FPI leader Rizieq Shihab claims gov’t is ‘blocking’ him from returning to Indonesia, Gov’t: Prove it

FPI leader Rizieq Shihab. Screenshot: FrontTV / Youtube
FPI leader Rizieq Shihab. Screenshot: FrontTV / Youtube

Rizieq Shihab, the infamous leader of the hardline Islamic Defenders Front (FPI), says that he wants to leave Saudi Arabia — where he has lived for more than two years after fleeing pornography charges in Indonesia — but claims the Indonesian government is somehow blocking his return to his homeland. 

While addressing members of the Islamist organization via a pre-recorded video at an event celebrating FPI’s 21st anniversary in Jakarta on Saturday, Rizieq accused President Joko Widodo’s administration of pressuring Saudi Arabia into preventing him and his family from leaving the country until after Jokowi’s second-term inauguration in October.

“I ask with the utmost sincerity and hope, please pray for my family who has struggled for one year to lift my ban in Saudi Arabia so that I may soon return home to rejoin the Indonesian people in the fight against all forms of injustice and deception,” Rizieq said in the video, which was also published to Front TV, FPI’s official Youtube Channel 

Rizieq claims in the video that efforts by Indonesian intelligence officials had caused the Saudi Arabian government to say that he had overstayed his visa for over one year.

“Due to the rotten intelligence game of the Indonesian government, my status is now that I have overstayed because my visa expired over a year ago. Even now, the Indonesian regime is still trying to ask the Saudi Arabian government to block me until the upcoming inauguration of the illegal president in October,” Rizieq said, adding, “Yes, I said that the next president who will be appointed in October 2019 is an illegal president who won as a result of fraudulent and vicious elections.”

Rizieq and FPI had given their support to presidential candidate Prabowo Subianto, who was pronounced the loser of April’s presidential election after losing a protracted legal battle over his campaign’s claims that Jokowi’s administration had engaged in systemic voter fraud and electoral manipulation. Prabowo had previously stated that after he won the election he would personally go to Saudi Arabia to pick Rizieq up and return him to Indonesia. 

The FPI leader also claimed in the video that the only reason the Saudi government was blocking him from leaving the country was “maintaining bilateral relations between Indonesia-Saudi” and that the block was a form of revenge over his role in organizing the massive, highly-politicized protests against former Jakarta Governor Basuki “Ahok” Tjahaja Purnama for Ahok’s alleged blasphemy. 

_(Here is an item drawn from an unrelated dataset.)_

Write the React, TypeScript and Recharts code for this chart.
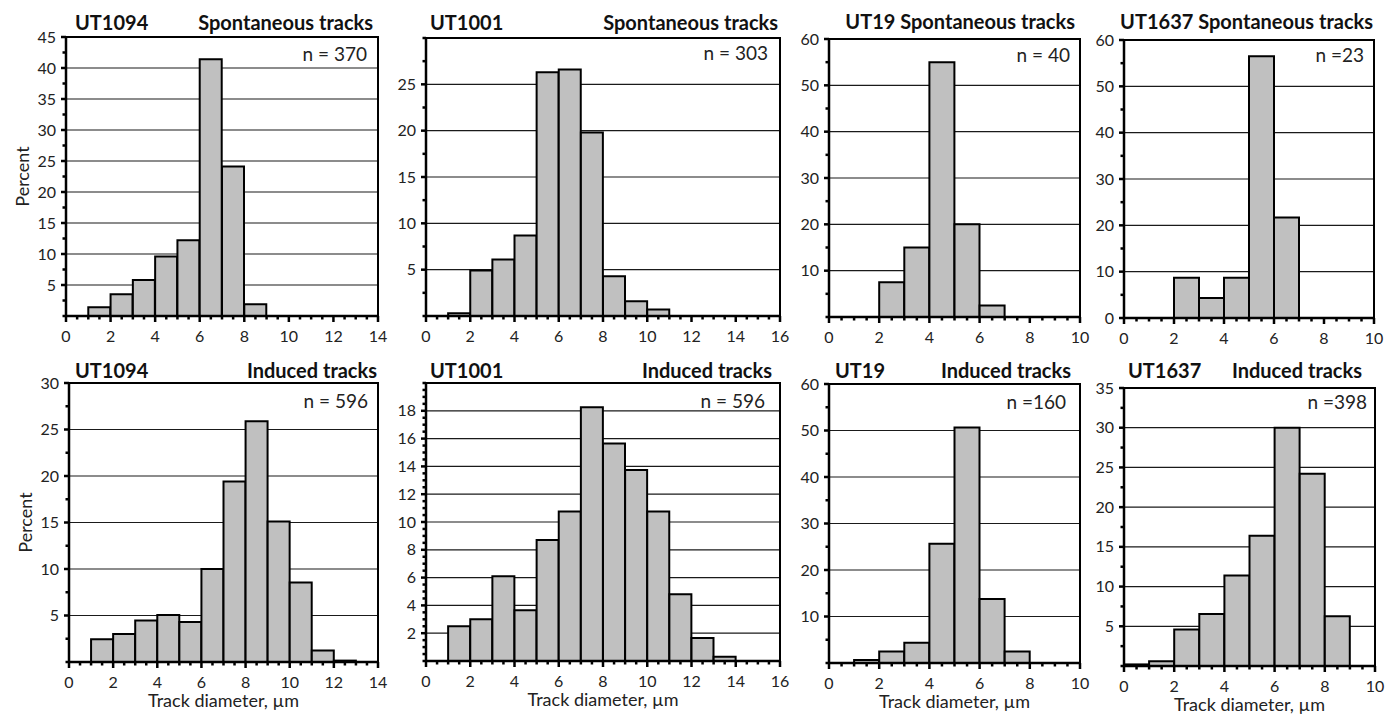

This is not the first time Rizieq and his followers have claimed that Jokowi’s administration has somehow orchestrated his confinement to Saudi Arabia. Such accusations were also made in September of last year after Saudi authorities brought Rizieq in for questioning. The Indonesian embassy in Saudi Arabia dismissed the conspiracy theory and stated that Rizieq was simply being investigated for overstaying his visa (despite Rizieq’s earlier claim that he had been given a special “invitational” visa from the Saudi government).

A spokesperson for the Foreign Ministry, Teuku Faizasyah, responded to Rizieq’s latest allegations by saying, “I do not know what Pak Rizieq is talking about.” as quoted by Detik. Teuku went on to ask that Rizieq provide some evidence for the allegations he is making.

Coordinating Minister for Political, Legal and Security Affairs Wiranto was much blunter in his dismissal of Rizieq’s allegations, saying that the FPI leader’s issues with the Saudi government were exclusively due to his visa overstay and that the government had done nothing to prevent him from returning to Indonesia, referring to Rizieq’s claims as “fabricated”. 

Rizieq has been in Saudi Arabia since September 2017 after fleeing from Indonesia when police named him a suspect in a hugely embarrassing and ironic pornography case. Police later dropped his suspect status in that case but Rizieq still has several other unresolved cases against him, leading to his previous claims that he would not return to Indonesia while President Joko Widodo and his government continued to “criminalize” him and other ulema (Islamic scholars).

All of this comes amidst a time of existential uncertainty for FPI. During an interview with the Associated Press last month, President Jokowi he would consider banning the Islamist organization and any others that threaten the nation’s unity. Administration officials have backed up the president’s authority to enact the ban, with Defense Minister Ryamizard Ryacudu saying that the decision whether to extend the group’s official permit, which expired in June, was now totally in Jokowi’s hands. The group’s previous application to have their permit extended was rejected in July but they were offered the chance to reapply.